La noticia, de hace varios días, es reproducida por uno de los periódicos capitalinos e inmediatamente colocada en redes sociales. El titular reza, más o menos: “Hombre localiza a supuestos asaltantes que le robaron su celular y les disparó en México”. Ya el título sorprende, y si se lee la noticia, se sorprende más, y dolorosamente: ocurre que un hombre fue asaltado en un transporte, en el asalto perdió su celular, lo localizó a través del GPS, fue a donde el mecanismo señalaba la localización y arremetió a tiros contra quienes lo poseían, matándolos. El titular habla de ‘supuestos’ asaltantes. Es decir, no le constaba que fueran ellos quienes lo despojaron de su teléfono, podían no serlo, pero igual los asesinó. Y en el caso de que hubieran sido, ¿el celular o la vida? ¿Es un término racional de intercambio?

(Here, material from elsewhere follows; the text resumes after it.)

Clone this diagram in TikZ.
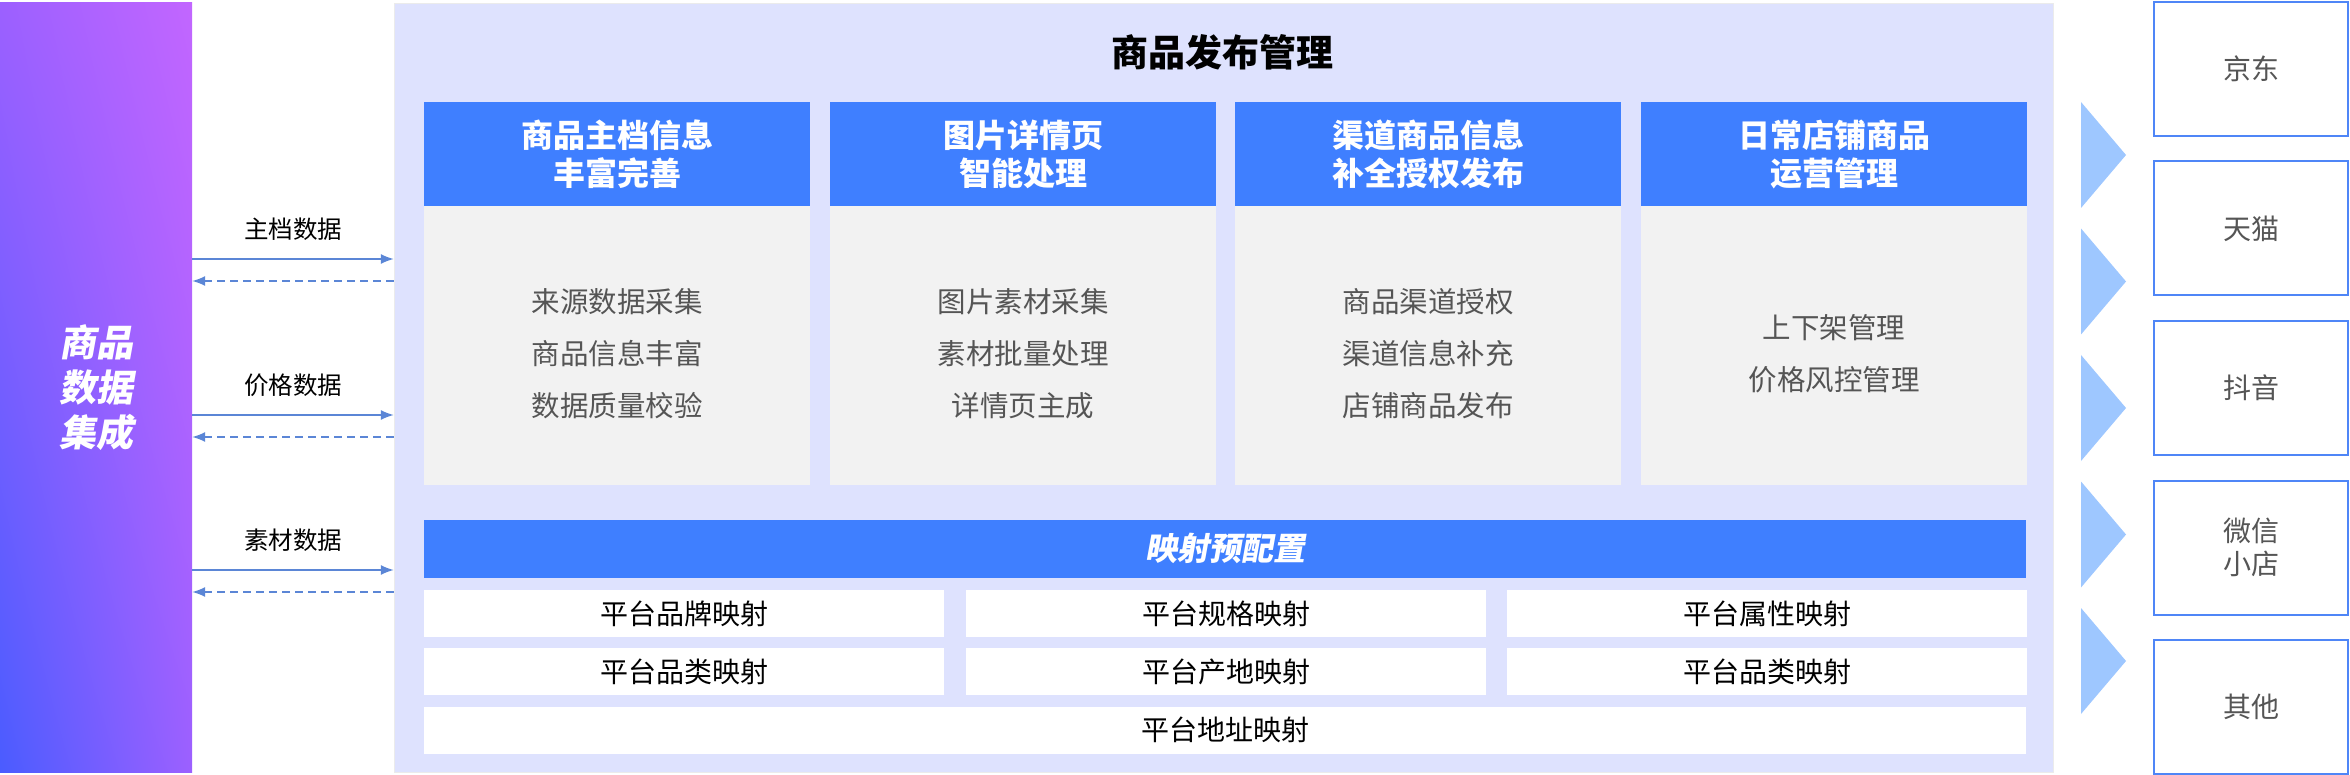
\documentclass[tikz,border=0pt]{standalone}
\usepackage{fontspec}
\setmainfont{Noto Sans CJK SC}
\newfontfamily\slantcjk[FakeSlant=0.18]{Noto Sans CJK SC}
\usetikzlibrary{arrows.meta,shadings}

\definecolor{panelblue}{HTML}{DEE2FE}
\definecolor{headblue}{HTML}{3F7FFF}
\definecolor{bodygray}{HTML}{F2F2F2}
\definecolor{linkblue}{HTML}{5B86D6}
\definecolor{triblue}{HTML}{9EC7FF}
\definecolor{edgeblue}{HTML}{4F86F7}
\definecolor{txtgray}{HTML}{555555}
\definecolor{srcleft}{HTML}{4A5CFF}
\definecolor{srcright}{HTML}{C266FF}
\definecolor{srcmid}{HTML}{9C60FF}

\newcommand\fsz[2]{\fontsize{#1}{#2}\selectfont}

\tikzset{
  hd/.style={fill=headblue,text=white,font=\fsz{32}{38}\bfseries,align=center,
    minimum width=386pt,minimum height=104pt,inner sep=0pt},
  bd/.style={fill=bodygray,minimum width=386pt,minimum height=279pt,inner sep=0pt},
  bdtext/.style={text=txtgray,font=\fsz{28.5}{52},align=center,inner sep=0pt},
  mp/.style={fill=white,font=\fsz{28}{30},minimum width=520pt,minimum height=47pt,inner sep=0pt},
  ch/.style={draw=edgeblue,line width=2pt,fill=white,text=txtgray,font=\fsz{28}{33},align=center,
    minimum width=194pt,minimum height=134pt,inner sep=0pt},
  flow/.style={linkblue,line width=1.5pt},
}

\begin{document}
\begin{tikzpicture}[x=1pt,y=-1pt]
  \useasboundingbox (0,0) rectangle (2350,775);

  % source block
  \node[lower left=srcleft,upper right=srcright,lower right=srcmid,upper left=srcmid,
    minimum width=192pt,minimum height=769pt,inner sep=0pt,
    text=white,font=\fsz{37}{45}\slantcjk\bfseries,align=center] (src) at (96,387.5) {商品\\数据\\集成};

  % publishing panel
  \node[fill=panelblue,draw=black!8,minimum width=1659pt,minimum height=769pt,inner sep=0pt] (pub) at (1223.5,387.5) {};
  \node[font=\fsz{37}{40}\bfseries] (title) at (1222,52) {商品发布管理};

  \foreach \x/\h/\b [count=\i] in {
      617/{商品主档信息\\丰富完善}/{来源数据采集\\商品信息丰富\\数据质量校验},
      1023/{图片详情页\\智能处理}/{图片素材采集\\素材批量处理\\详情页主成},
      1428/{渠道商品信息\\补全授权发布}/{商品渠道授权\\渠道信息补充\\店铺商品发布},
      1834/{日常店铺商品\\运营管理}/{上下架管理\\价格风控管理}} {
    \node[hd] (h\i) at (\x,154) {\h};
    \node[bd] (b\i) at (\x,345.5) {};
    \node[bdtext] (t\i) at ([yshift=-8pt]b\i.center) {\b};
  }

  % mapping
  \node[fill=headblue,text=white,font=\fsz{32}{34}\slantcjk\bfseries,
    minimum width=1602pt,minimum height=58pt,inner sep=0pt] (map) at (1225,548.5) {映射预配置};
  \node[mp] (m1) at (684,613.5) {平台品牌映射};
  \node[mp] (m2) at (1226,613.5) {平台规格映射};
  \node[mp] (m3) at (1767,613.5) {平台属性映射};
  \node[mp] (m4) at (684,671.5) {平台品类映射};
  \node[mp] (m5) at (1226,671.5) {平台产地映射};
  \node[mp] (m6) at (1767,671.5) {平台品类映射};
  \node[mp,minimum width=1602pt] (m7) at (1225,730) {平台地址映射};

  % data links
  \foreach \y/\t [count=\i] in {259/主档数据,415/价格数据,570/素材数据} {
    \node[font=\fsz{24.5}{26}] (l\i) at (293,\y-30) {\t};
    \draw[flow,-{Latex[length=13pt,width=10pt]}] (src.east |- 0,\y) -- (pub.west |- 0,\y);
    \draw[flow,dashed,dash pattern=on 8pt off 5pt,-{Latex[length=13pt,width=10pt]}] (pub.west |- 0,\y+22) -- (src.east |- 0,\y+22);
  }

  % channels
  \foreach \t [count=\i] in {京东,天猫,抖音,{微信\\小店},其他} {
    \fill[triblue] (2081,155+126.5*\i-126.5-53) -- (2126,155+126.5*\i-126.5) -- (2081,155+126.5*\i-126.5+53) -- cycle;
    \node[ch] (c\i) at (2251,69+159.5*\i-159.5) {\t};
  }
\end{tikzpicture}
\end{document}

Pero no es la noticia lo que sorprende tanto, como los comentarios que siguen cuando se la reproduce en redes sociales. Y los comentarios no son de allá, de México, sino de aquí, de Ecuador. En resumen, la gran mayoría aplauden la acción de la supuesta víctima de asalto y victimario de los supuestos asaltantes. Hablan de que hace falta una ‘limpieza’ en la sociedad, de la razón que tenía el hombre al ir y, sin mayor trámite, disparar a las personas que estaban en posesión de su celular. Cuando alguna escasa voz disonante dice, por ejemplo: “pero ¿y si no eran los asaltantes?” le caen a improperios repletos de groserías y terminan en la conclusión de que también merecían morir por haber comprado cosas robadas. Es frecuente encontrar la expresión “Así se hace”.
¿En qué momento perdimos el sentido del valor de la vida? ¿En qué momento el robo de un celular se convirtió en causal para pena de muerte? ¿En qué momento la posesión de un celular robado se convirtió en causal para pena de muerte? Y lo peor: para los usuarios de redes sociales, amparados en un relativo anonimato, el héroe es el impulsivo hombre asaltado que localiza el teléfono y va y dispara sin siquiera hacer dos preguntas básicas, con lo cual posiblemente mueren dos inocentes y el asaltante sigue caminando por la calle y asaltando sin problema. Es decir, algo que ni siquiera tiene una adecuada lógica policial.
El hilo de comentarios de la noticia muestra un colectivo de gente que solamente reacciona, no razona, y lo hace primariamente. Las palabras empleadas, el léxico justiciero y soez a un tiempo muestran almas desprovistas de empatía, de compasión, y signadas por una violencia que asusta… ¿la misma que usan en sus hogares?, ¿la misma que emplean para tratar a sus pares, a sus familias, a sus subalternos? ¿La misma con la que pretenden castigar a sus hijos?
Y está también la intolerancia: cualquier disenso debe ser pisoteado. Si no piensa como yo, no vale. Y si no piensa como yo, además, no solo que no sirve, sino que merece el peor trato posible: palabrotas, mentadas de madre, insultos a la inteligencia ajena, acusaciones infundadas de estar del lado de los delincuentes, de la ‘escoria’, como muchos dicen.
Es como en el tema del matrimonio igualitario: la sobrerreacción de la gente en contra realmente asusta. Pero para no desviarnos por otro tema, lo preocupante son los niveles de violencia verbal y de la otra que este pueblo, supuestamente pacífico, supuestamente amable y acogedor, guarda en el fondo de su corazón. No es de sorprender, entonces, que hace unos meses en Posorja hayan sido linchados de la manera más brutal tres personas etiquetadas como secuestradores de niños que solamente habían robado un celular y doscientos cuarenta dólares. Y más triste es que nunca falte quien defienda el hecho como un ‘derecho’ de los agredidos.
Así, con ese nivel de consciencia, no solo es difícil construir una sociedad en justicia y paz, sino también comprender que cada uno de nosotros podemos ser agentes de un cambio positivo, que podemos empujar al mundo en otro sentido, y que mientras juzgar, acusar, echar la culpa y linchar a otro es, aparte de horrible, lo más fácil, mientras que volver los ojos hacia nosotros mismos, nuestras falencias y nuestra capacidad de cumplir una misión positiva en el país y el mundo lleva más tiempo y esfuerzo del que quisiéramos emplear.